As for the latter, I have to say that if the opp to write about some inspirational stories came my way, I’d write it, and would be thrilled to finally get paid some real money to write.
The problem with writing is that there are few people who consume what is written. If books can be compared to goods meant to be consumed, then they are goods which needs intelligence for one to be able to consume them. This restricts the number of people who are able to buy and “consume” books. This is unlike things like soccer which can be consumed by less intelligent people thus making those who have a talent in soccer to have high pay because of producing goods that are highly consumed.
Thea Ramsay says
Hi, folks. I’m 52, totally blind, in a wheelchair and I don’t have family and friends for support. I’ve been led down the garden path by websites selling the Voice-over dream. I’ve done MLM’s. I started my life out in the charismatic realm as a tiny child, because my mom could not accept the facts: that I was blind and that was that.

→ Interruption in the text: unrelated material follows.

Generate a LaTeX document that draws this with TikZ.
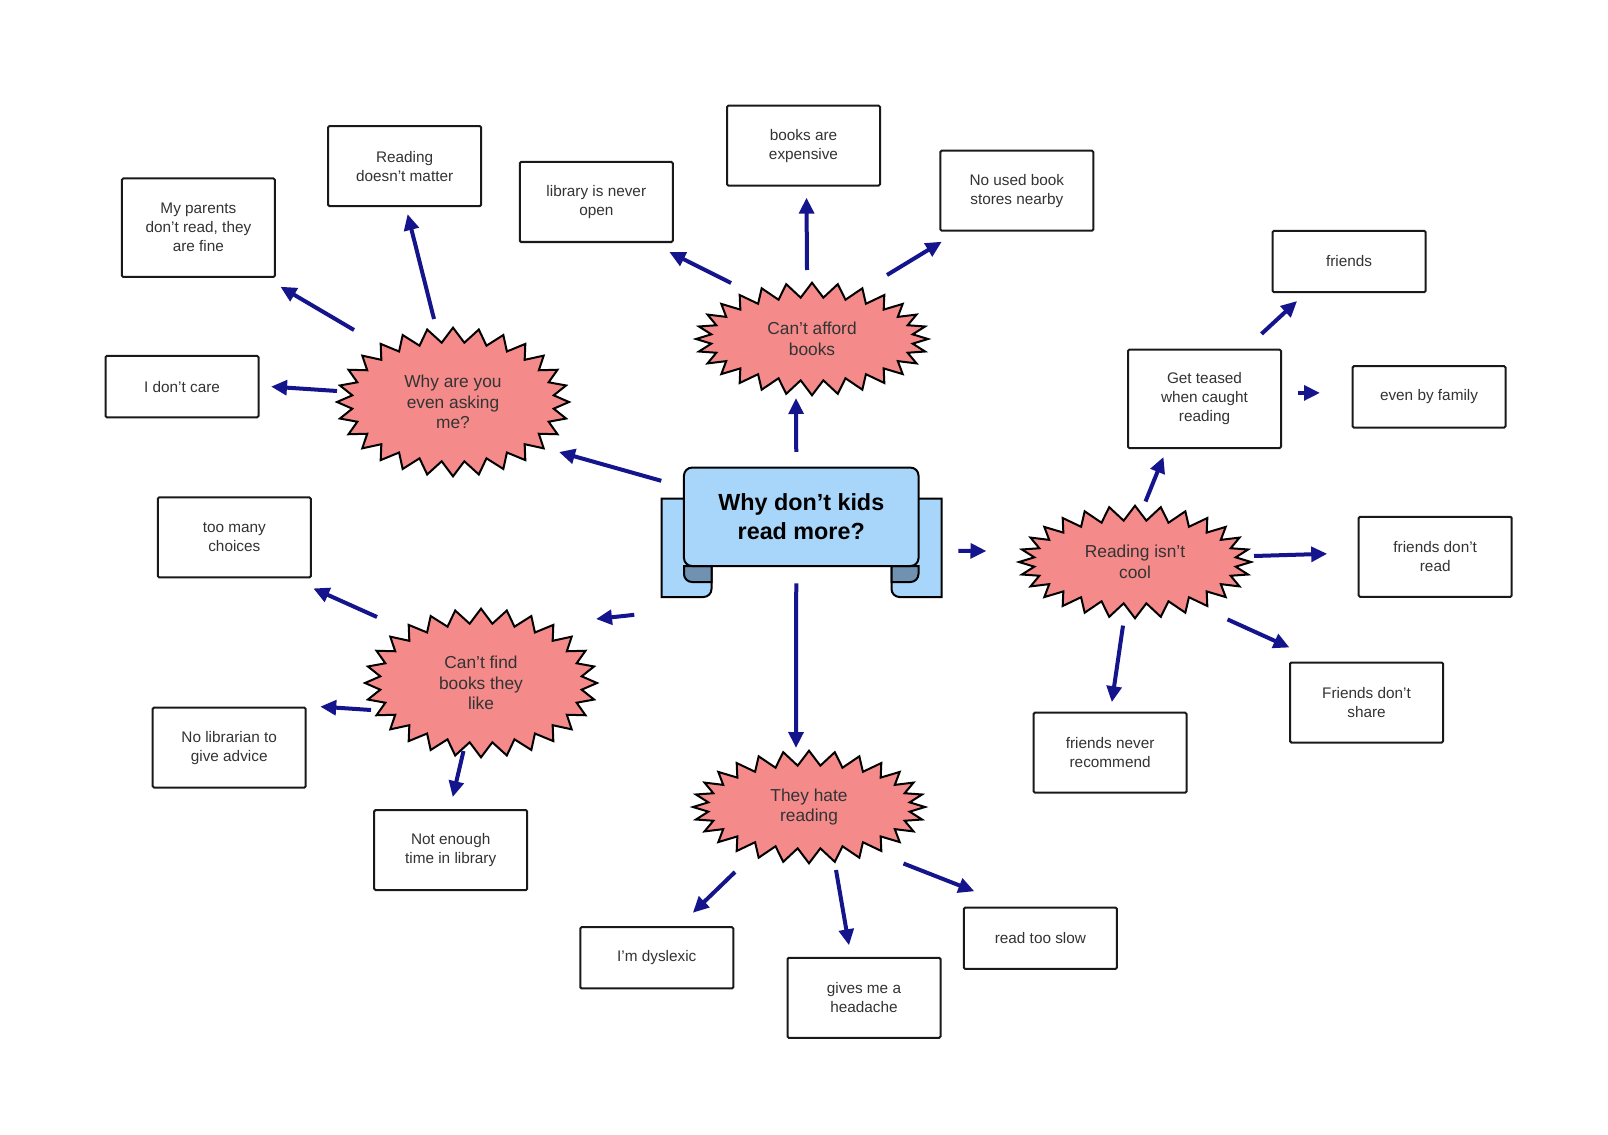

As a tiny child, I was told that God would make me see if only I believed. Who has more faith than a tiny child? Ask anyone, and particularly anyone with a real disability or illness that isn’t going to go away, and they will tell you, regardless of what it is you’re trying to do, wishing hard, and even working hard, aren’t a guarantee that you’ll get there.
In my 20’s, I went out into the work force with my skills, talents, and positive attitude about blindness, and what I could accomplish, just as I learned at the school for the blind. The one thing they forgot to tell me about is the person across from me. The person across from me who has the power to hire or not, doesn’t have my positive attitudes, and no matter what I say, or how well my resume looks, the door is firmly locked.
As to writing, I’m lucky and blessed that I can write. I’m in the process of self-publishing a fantasy novel. And I must say that after fifty years of being disabled, trying to get somewhere in a world whose doors are firmly locked, all my fantasy ideas are inside my book. Aging and hard knocks will introduce you to reality. Why not come back to this article in, say, ten years or fifteen, and see if you feel the poster is being negative. You may have a different point of view.
The first time I self-published in my 30’s, I had high hopes. Now, 20 years later, my health has deteriorated, and I write because that’s what I was put here to do, whether I entertain a few friends, or a few million.
Post a link and I’ll have my library order a copy, and I’ll write a review.
Jim Harper says
I am a 68 year businessperson who hopes to write I.e. finish a novel I began years ago. Will I be successful? Probably not. But will I continue to write? Yes, absolutely! As I build and weave my plots I get on a roll and it is just damned good fun as the pages and hours of effort roll by and everything falls into place. It’s fun to write but don’t take yourself too seriously. Bless you all!